── SUPPLIED DATA

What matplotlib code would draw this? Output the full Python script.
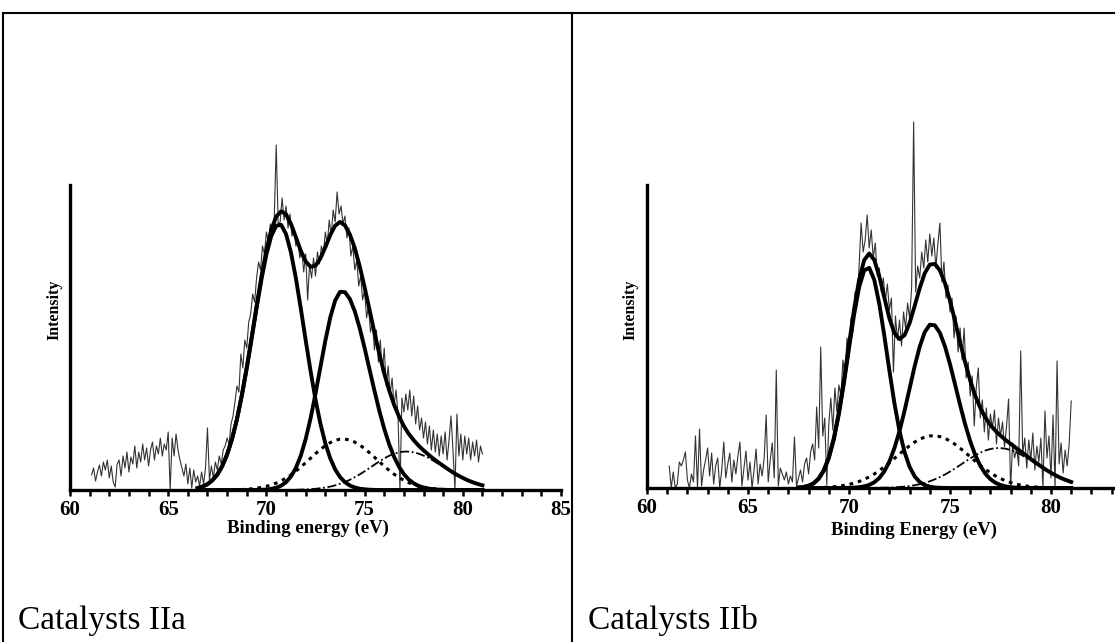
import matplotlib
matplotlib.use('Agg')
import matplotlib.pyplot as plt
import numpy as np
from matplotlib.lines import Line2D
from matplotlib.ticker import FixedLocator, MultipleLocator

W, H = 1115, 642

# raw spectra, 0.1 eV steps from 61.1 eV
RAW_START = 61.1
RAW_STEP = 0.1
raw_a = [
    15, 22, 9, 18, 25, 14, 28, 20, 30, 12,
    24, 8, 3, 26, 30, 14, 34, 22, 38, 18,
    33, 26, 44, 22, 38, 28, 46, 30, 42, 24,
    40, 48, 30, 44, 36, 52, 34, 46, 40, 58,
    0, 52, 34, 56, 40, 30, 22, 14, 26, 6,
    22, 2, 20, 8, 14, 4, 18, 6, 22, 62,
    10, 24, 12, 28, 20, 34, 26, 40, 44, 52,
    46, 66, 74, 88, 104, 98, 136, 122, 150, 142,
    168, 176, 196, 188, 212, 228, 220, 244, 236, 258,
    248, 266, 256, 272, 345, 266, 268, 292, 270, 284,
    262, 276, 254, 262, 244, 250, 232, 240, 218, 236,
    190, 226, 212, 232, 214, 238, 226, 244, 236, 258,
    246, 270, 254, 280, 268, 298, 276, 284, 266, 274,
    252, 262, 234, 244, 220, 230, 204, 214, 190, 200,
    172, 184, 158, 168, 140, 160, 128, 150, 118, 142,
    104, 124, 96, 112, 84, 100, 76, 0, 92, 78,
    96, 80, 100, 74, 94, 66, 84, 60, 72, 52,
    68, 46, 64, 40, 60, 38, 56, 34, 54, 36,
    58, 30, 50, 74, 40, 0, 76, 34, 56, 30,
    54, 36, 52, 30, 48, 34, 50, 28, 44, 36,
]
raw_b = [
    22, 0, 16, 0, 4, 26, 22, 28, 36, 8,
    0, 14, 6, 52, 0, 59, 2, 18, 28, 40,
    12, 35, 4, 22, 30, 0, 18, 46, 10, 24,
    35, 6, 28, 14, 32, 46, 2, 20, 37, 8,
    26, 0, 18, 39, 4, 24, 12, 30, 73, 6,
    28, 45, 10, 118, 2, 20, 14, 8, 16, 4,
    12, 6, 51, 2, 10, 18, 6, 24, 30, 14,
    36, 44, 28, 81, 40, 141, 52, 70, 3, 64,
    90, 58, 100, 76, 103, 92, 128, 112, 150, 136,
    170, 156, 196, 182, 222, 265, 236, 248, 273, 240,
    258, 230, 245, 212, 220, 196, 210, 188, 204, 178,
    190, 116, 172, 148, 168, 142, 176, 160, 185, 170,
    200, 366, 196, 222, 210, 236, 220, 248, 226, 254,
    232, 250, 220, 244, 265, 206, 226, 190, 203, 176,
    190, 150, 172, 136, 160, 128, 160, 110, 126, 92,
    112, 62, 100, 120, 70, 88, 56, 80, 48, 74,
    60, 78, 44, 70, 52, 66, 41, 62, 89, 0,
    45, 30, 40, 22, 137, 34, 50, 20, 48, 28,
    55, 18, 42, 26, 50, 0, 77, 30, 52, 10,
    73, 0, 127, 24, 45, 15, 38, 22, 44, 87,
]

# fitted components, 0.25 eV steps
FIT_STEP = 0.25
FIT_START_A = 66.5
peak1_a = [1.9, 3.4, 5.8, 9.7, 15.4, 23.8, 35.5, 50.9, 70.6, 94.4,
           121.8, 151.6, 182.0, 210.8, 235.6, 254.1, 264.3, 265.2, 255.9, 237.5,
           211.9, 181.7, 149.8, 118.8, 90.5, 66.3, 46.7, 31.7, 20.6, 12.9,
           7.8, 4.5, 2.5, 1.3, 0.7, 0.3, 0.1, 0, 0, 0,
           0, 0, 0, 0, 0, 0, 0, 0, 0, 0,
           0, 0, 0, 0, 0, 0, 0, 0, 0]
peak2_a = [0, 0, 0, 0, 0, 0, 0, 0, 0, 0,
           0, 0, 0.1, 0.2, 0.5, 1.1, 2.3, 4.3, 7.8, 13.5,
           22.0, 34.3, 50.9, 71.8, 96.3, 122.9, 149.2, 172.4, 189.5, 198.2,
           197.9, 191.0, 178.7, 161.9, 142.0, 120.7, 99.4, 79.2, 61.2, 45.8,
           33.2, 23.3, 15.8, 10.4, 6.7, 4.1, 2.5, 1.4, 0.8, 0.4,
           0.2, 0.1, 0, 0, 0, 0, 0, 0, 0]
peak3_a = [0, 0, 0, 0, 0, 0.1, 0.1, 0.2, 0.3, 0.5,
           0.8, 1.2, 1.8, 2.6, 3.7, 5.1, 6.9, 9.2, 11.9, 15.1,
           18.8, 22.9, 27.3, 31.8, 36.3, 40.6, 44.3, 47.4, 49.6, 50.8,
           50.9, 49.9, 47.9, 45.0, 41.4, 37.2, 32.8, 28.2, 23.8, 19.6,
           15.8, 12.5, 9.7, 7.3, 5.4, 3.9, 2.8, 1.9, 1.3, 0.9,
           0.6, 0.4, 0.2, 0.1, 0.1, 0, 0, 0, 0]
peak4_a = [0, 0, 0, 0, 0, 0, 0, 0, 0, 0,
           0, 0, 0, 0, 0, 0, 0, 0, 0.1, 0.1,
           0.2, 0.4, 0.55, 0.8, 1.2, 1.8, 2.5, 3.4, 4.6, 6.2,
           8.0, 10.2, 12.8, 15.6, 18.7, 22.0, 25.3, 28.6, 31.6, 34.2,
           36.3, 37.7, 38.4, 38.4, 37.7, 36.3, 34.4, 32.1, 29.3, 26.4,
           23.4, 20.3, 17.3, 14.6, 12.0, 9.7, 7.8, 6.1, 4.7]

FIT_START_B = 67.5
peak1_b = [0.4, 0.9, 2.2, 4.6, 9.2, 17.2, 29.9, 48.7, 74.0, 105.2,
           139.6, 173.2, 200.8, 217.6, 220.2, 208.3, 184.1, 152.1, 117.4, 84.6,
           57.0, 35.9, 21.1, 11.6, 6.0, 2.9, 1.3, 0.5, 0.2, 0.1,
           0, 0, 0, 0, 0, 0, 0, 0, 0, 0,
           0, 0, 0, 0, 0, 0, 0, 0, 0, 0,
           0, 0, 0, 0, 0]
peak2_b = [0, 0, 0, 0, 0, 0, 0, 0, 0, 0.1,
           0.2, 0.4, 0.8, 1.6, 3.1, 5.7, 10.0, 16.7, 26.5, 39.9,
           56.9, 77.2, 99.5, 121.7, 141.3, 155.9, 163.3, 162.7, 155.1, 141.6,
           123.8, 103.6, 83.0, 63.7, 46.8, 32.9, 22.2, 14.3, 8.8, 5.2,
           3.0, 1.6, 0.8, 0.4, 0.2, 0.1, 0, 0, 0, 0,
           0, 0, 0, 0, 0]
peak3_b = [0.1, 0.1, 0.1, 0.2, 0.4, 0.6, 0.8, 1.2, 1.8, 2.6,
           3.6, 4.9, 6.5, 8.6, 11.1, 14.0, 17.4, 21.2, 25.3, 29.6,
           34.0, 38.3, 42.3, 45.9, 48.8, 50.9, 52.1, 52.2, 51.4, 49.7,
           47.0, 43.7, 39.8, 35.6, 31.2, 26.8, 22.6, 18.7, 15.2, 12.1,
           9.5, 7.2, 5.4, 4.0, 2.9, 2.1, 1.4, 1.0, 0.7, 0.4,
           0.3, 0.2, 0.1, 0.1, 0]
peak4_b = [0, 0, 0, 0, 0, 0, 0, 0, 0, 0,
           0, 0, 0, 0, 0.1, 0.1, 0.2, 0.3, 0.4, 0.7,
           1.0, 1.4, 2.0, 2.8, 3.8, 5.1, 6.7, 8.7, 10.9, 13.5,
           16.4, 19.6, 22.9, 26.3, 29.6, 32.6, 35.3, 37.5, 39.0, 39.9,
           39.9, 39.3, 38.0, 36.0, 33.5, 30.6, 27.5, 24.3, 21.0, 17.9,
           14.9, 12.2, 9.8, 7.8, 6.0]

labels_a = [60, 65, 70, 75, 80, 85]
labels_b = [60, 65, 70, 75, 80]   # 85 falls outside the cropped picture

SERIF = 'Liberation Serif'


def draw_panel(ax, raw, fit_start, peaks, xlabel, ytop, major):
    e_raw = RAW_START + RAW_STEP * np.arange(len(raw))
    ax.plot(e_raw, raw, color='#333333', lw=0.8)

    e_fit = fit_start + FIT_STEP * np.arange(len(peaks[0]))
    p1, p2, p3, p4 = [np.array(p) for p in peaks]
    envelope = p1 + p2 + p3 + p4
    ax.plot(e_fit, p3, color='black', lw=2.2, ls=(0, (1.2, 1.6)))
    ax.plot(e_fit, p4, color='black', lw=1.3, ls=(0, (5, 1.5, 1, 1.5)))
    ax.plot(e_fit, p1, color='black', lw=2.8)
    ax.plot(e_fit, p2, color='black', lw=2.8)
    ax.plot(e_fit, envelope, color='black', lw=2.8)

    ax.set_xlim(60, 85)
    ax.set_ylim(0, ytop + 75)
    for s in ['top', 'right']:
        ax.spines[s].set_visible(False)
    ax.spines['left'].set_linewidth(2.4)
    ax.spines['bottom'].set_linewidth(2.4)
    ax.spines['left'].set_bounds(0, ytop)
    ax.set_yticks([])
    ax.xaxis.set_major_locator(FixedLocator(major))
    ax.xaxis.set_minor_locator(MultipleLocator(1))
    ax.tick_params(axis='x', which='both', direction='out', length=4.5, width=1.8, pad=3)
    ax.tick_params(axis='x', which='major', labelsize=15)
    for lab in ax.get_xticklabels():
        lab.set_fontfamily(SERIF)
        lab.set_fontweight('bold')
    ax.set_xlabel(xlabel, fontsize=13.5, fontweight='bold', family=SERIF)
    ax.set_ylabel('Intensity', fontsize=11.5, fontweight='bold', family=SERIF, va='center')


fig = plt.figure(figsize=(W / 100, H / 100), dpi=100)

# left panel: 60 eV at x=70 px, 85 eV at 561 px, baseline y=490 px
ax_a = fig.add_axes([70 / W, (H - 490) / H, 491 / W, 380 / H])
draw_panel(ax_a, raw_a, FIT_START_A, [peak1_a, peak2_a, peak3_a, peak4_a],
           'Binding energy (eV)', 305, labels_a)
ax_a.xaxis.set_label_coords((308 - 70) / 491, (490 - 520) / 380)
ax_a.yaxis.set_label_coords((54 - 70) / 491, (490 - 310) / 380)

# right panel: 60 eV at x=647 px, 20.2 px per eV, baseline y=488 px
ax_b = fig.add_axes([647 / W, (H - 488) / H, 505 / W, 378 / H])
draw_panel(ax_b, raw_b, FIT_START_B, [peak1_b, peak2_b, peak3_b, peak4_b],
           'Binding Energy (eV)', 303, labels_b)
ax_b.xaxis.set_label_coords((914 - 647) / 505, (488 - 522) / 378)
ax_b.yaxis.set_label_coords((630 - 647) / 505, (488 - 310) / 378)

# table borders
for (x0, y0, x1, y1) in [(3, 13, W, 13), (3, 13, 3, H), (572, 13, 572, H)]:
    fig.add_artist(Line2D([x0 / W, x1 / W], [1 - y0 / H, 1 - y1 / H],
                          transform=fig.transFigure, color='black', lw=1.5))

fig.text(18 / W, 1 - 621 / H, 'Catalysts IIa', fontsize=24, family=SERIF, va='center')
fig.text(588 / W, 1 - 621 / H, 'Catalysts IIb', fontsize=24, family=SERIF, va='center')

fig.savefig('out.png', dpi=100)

────

» **TASK DIRECTIONS**:
Return only the lines running from the top of the data to the line that holds "W, H = 1115, 642". Include both of those lines, but skip the pictures.

» **TASK RESULT**:
What matplotlib code would draw this? Output the full Python script.
import matplotlib
matplotlib.use('Agg')
import matplotlib.pyplot as plt
import numpy as np
from matplotlib.lines import Line2D
from matplotlib.ticker import FixedLocator, MultipleLocator

W, H = 1115, 642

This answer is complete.